- [TASK GOAL]: Work through the records below and tally every line containing "this". Reply with the total alone.

- [EXCERPTED DATA]:
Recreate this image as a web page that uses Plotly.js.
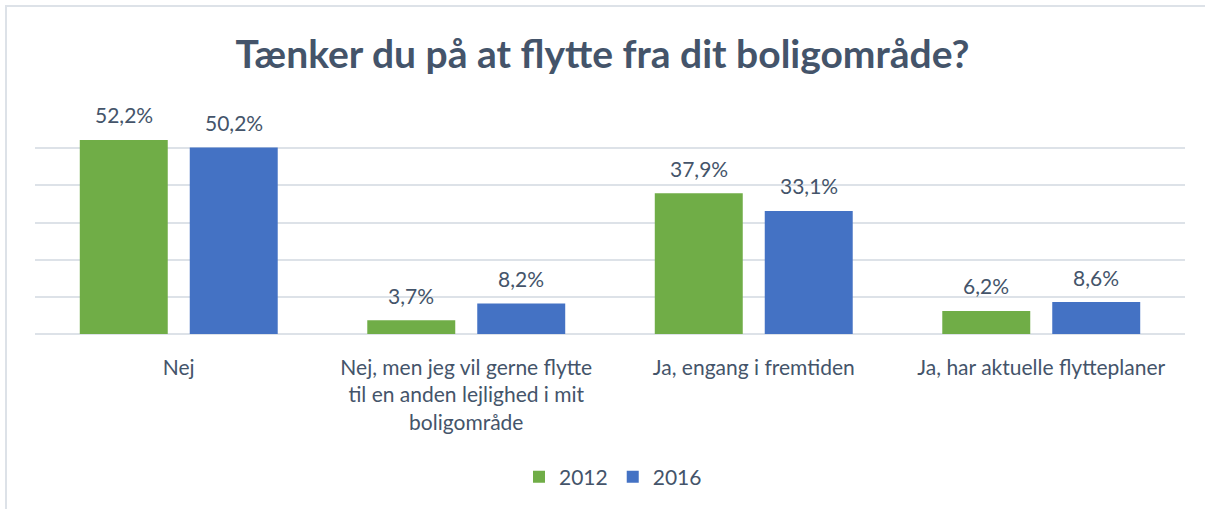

==

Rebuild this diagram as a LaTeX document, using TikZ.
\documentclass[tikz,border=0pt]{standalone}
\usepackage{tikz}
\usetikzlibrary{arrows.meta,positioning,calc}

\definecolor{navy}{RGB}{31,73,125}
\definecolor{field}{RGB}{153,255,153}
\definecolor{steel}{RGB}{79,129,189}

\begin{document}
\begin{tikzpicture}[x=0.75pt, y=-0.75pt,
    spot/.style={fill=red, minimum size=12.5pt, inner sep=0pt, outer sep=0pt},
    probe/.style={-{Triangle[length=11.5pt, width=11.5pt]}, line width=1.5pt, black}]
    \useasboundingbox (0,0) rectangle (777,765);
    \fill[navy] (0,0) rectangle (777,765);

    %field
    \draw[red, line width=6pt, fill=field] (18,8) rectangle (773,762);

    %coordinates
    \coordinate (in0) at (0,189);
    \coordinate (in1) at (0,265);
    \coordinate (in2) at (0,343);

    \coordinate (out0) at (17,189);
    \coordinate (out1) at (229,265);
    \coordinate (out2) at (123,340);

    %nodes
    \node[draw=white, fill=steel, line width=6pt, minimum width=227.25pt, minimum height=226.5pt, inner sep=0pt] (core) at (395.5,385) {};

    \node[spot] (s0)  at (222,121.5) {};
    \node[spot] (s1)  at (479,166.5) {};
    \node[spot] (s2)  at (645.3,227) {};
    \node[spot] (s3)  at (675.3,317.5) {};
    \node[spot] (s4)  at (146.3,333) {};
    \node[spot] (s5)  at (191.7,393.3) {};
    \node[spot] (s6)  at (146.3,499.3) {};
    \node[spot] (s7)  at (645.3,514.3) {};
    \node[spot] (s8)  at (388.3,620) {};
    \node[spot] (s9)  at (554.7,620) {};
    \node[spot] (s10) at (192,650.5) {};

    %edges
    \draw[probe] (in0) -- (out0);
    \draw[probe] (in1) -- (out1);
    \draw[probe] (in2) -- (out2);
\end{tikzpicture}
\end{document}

- [SOLUTION BELOW]: 2